Law points to the government’s intention of freeing up BTL properties for buyers but he believes they are going about it all wrong;

“The new changes will bring to market a lot of cheaper housing for first time buyers for sure but we’ll see capital growth slow or even go negative as supply begins to exceed demand for a few years caused by landlords selling their properties.”

Law is of the opinion that current policy will drive housing prices lower but will also slow homebuilder activity. This will also suppress GDP growth. Simultaneously, fewer rental properties will drive rental costs higher.

“The housing markets most likely to be affected by the tighter restrictions on the BTL market will most likely be London and the South East as the new taxes have highest impact there and we are already starting to see a shift out of London for BTL landlord activity and already seeing downward pressure on prices there,” added Law.

Law is concerned of larger, unintended consequences of new taxes and incentives in the midst of Brexit uncertainty;

“The bigger potential problem is that consumer and market confidence is known to be based substantially on the housing market and any price drops could be at exactly the wrong time – as Brexit kicks in, which could lead to catastrophic consequences across the board if it turns out to be a hard Brexit with bad economic consequences and now housing market feel good factor to help counter it. The Government and Bank of England has put these new measures in place far too early and far too aggressively and would be wise to moderate these plans and let the BTL market continue to grow at a more modest pace whilst putting in place real housing market supply solutions that truly deliver new stock, not the woolly housing papers we have seen to date.”

Law warns that suppressing BTL market risks the overall housing market;

“The problem is that the tough decisions on expanding cities, towns and villages around the country are guaranteed vote losers for any party due to NIMBYism and we unfortunately expect politicians to be more bothered about their own short term success than the real long term success and stability of the country.”

 

 

Today Stuart Law, founder and CEO of one of the UK’s largest and fastest growing P2P platforms Assetz Capital, issued a warning to politicians and consumers about the risk that is being taken with the buy-to-let market and the consequences it could have on the UK housing market.

 

Stuart Law commented: “Currently we find ourselves in a very precarious position when it comes to the housing market.
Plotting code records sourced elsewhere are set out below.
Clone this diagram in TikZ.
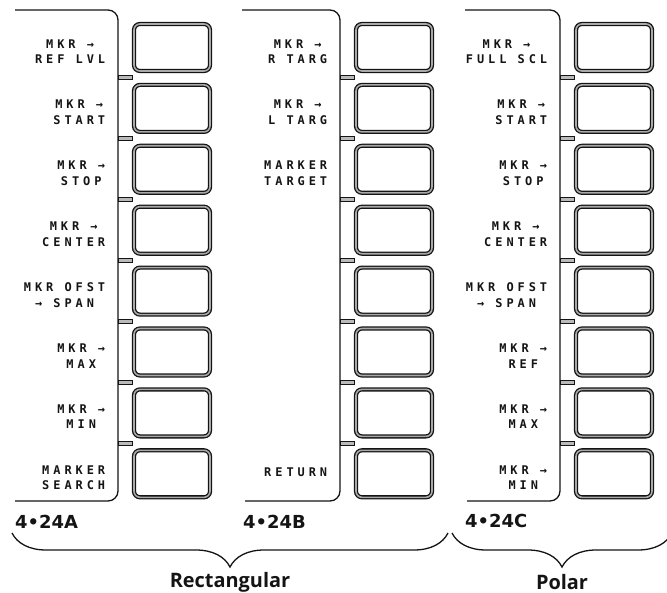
\documentclass[tikz,border=0pt]{standalone}
\usepackage{fontspec}
\usepackage{tikz}
\usetikzlibrary{positioning,calc,decorations.pathreplacing}
\newfontfamily\keyfont[LetterSpace=33]{DejaVu Sans Mono}
\newfontfamily\figfont{DejaVu Sans}
\newfontfamily\capfont{Open Sans}
\definecolor{panelInk}{HTML}{141414}
\definecolor{keyGap}{HTML}{8C8C8C}
\tikzset{
    keyBox/.style={
        rectangle,
        draw=panelInk,
        line width=1.3bp,
        double=keyGap!75,
        double distance=1.6bp,
        rounded corners=6bp,
        minimum width=76bp,
        minimum height=47bp,
        inner sep=0pt
    },
    keyLabel/.style={
        font=\keyfont\bfseries\fontsize{12}{15.5}\selectfont,
        text=panelInk,
        align=center,
        inner sep=0pt
    },
    % Panel outline and tabs
    panelEdge/.style={draw=panelInk, line width=1.3bp, rounded corners=10bp},
    keyTab/.style={draw=panelInk, line width=1bp, fill=keyGap!60},
    % Figure numbers and groups
    figLabel/.style={font=\figfont\bfseries\fontsize{18}{20}\selectfont, text=panelInk, anchor=west, inner sep=0pt},
    groupBrace/.style={draw=panelInk, line width=1.3bp, decorate, decoration={brace, mirror, amplitude=34bp}},
    groupCap/.style={font=\capfont\bfseries\fontsize{20}{22}\selectfont, text=panelInk, inner sep=0pt}
}

\begin{document}
\begin{tikzpicture}[x=1bp, y=-1bp]
\useasboundingbox (0,0) rectangle (667,593);

% Panel outlines
\foreach \v/\s/\b in {118/15/15, 340/242/245, 560/465/467} {
    \draw[panelEdge] (\s,10) -- (\v,10) -- (\v,501) -- (\b,501);
}

% Softkeys and tabs
\foreach \p/\v in {A/118, B/340, C/560} {
    \foreach \i in {1,...,8} {
        \node[keyBox] (k\p\i) at (\v+54, 47.5+60.9*\i-60.9) {};
    }
    \foreach \i in {1,...,7} {
        \draw[keyTab] (\v, 76+60.9*\i-60.9) rectangle ++(14,4);
    }
}

% Key labels
\foreach \p/\i/\t in {A/1/{MKR →\\REF LVL}, A/2/{MKR →\\START}, A/3/{MKR →\\STOP},
    A/4/{MKR →\\CENTER}, A/5/{MKR OFST\\→ SPAN}, A/6/{MKR →\\MAX}, A/7/{MKR →\\MIN},
    A/8/{MARKER\\SEARCH}, B/1/{MKR →\\R TARG}, B/2/{MKR →\\L TARG}, B/3/{MARKER\\TARGET},
    C/1/{MKR →\\FULL SCL}, C/2/{MKR →\\START}, C/3/{MKR →\\STOP}, C/4/{MKR →\\CENTER},
    C/5/{MKR OFST\\→ SPAN}, C/6/{MKR →\\REF}, C/7/{MKR →\\MAX}, C/8/{MKR →\\MIN}} {
    \node[keyLabel, left=28bp of k\p\i, yshift=-4bp] (l\p\i) {\t};
}
\node[keyLabel, left=28bp of kB8, yshift=2bp] (lB8) {RETURN};

% Figure numbers
\node[figLabel] (figA) at (15,522) {4•24A};
\node[figLabel] (figB) at (243,522) {4•24B};
\node[figLabel] (figC) at (465,521) {4•24C};

% Groups
\coordinate (rectL) at (12,533);
\coordinate (rectR) at (448,533);
\coordinate (polL) at (452,533);
\coordinate (polR) at (672,533);
\draw[groupBrace] (rectL) -- (rectR);
\draw[groupBrace] (polL) -- (polR);
\node[groupCap] (capRect) at (230,582) {Rectangular};
\node[groupCap] (capPol) at (562,582) {Polar};
\end{tikzpicture}
\end{document}
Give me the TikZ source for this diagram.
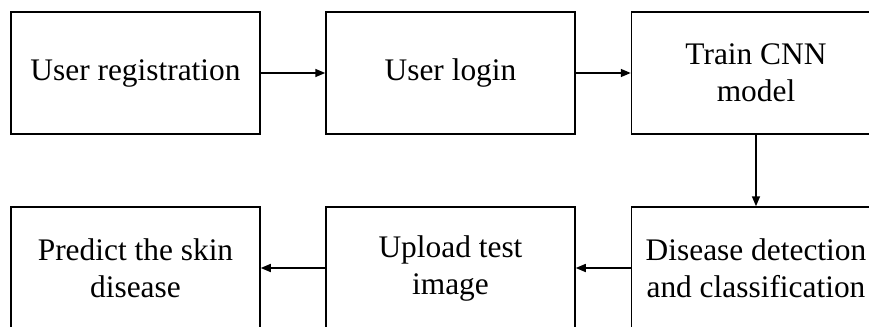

The Bank of England and the UK government are currently squeezing the BTL part of market with higher stamp duty, new mortgage interest tax and extensive affordability tests for new buy to let mortgages. These changes have already reduced the BTL mortgage market by around 50 percent in the past year and this will lead to many fewer rental properties coming to the market, pushing up rents.

 

“One of the main Government’s intention is to free up BTL properties for first time buyers, which is obviously a pressing issue, but this isn’t the way to go about it best. The new changes will bring to market a lot of cheaper housing for first time buyers for sure but we’ll see capital growth slow or even go negative as supply begins to exceed demand for a few years caused by landlords selling their properties.

 

“Low or negative house price growth will slow housebuilder activity and supress GDP growth and renters will suffer the most perhaps as fewer rental properties available will drive rental costs up. The housing markets most likely to be affected by the tighter restrictions on the BTL market will most likely be London and the South East as the new taxes have highest impact there and we are already starting to see a shift out of London for BTL landlord activity and already seeing downward pressure on prices there.

 

“The bigger potential problem is that consumer and market confidence is known to be based substantially on the housing market and any price drops could be at exactly the wrong time – as Brexit kicks in, which could lead to catastrophic consequences across the board if it turns out to be a hard Brexit with bad economic consequences and now housing market feel good factor to help counter it. The Government and Bank of England has put these new measures in place far too early and far too aggressively and would be wise to moderate these plans and let the BTL market continue to grow at a more modest pace whilst putting in place real housing market supply solutions that truly deliver new stock, not the woolly housing papers we have seen to date.

 

“The problem is that the tough decisions on expanding cities, towns and villages around the country are guaranteed vote losers for any party due to NIMBYism and we unfortunately expect politicians to be more bothered about their own short term success than the real long term success and stability of the country.”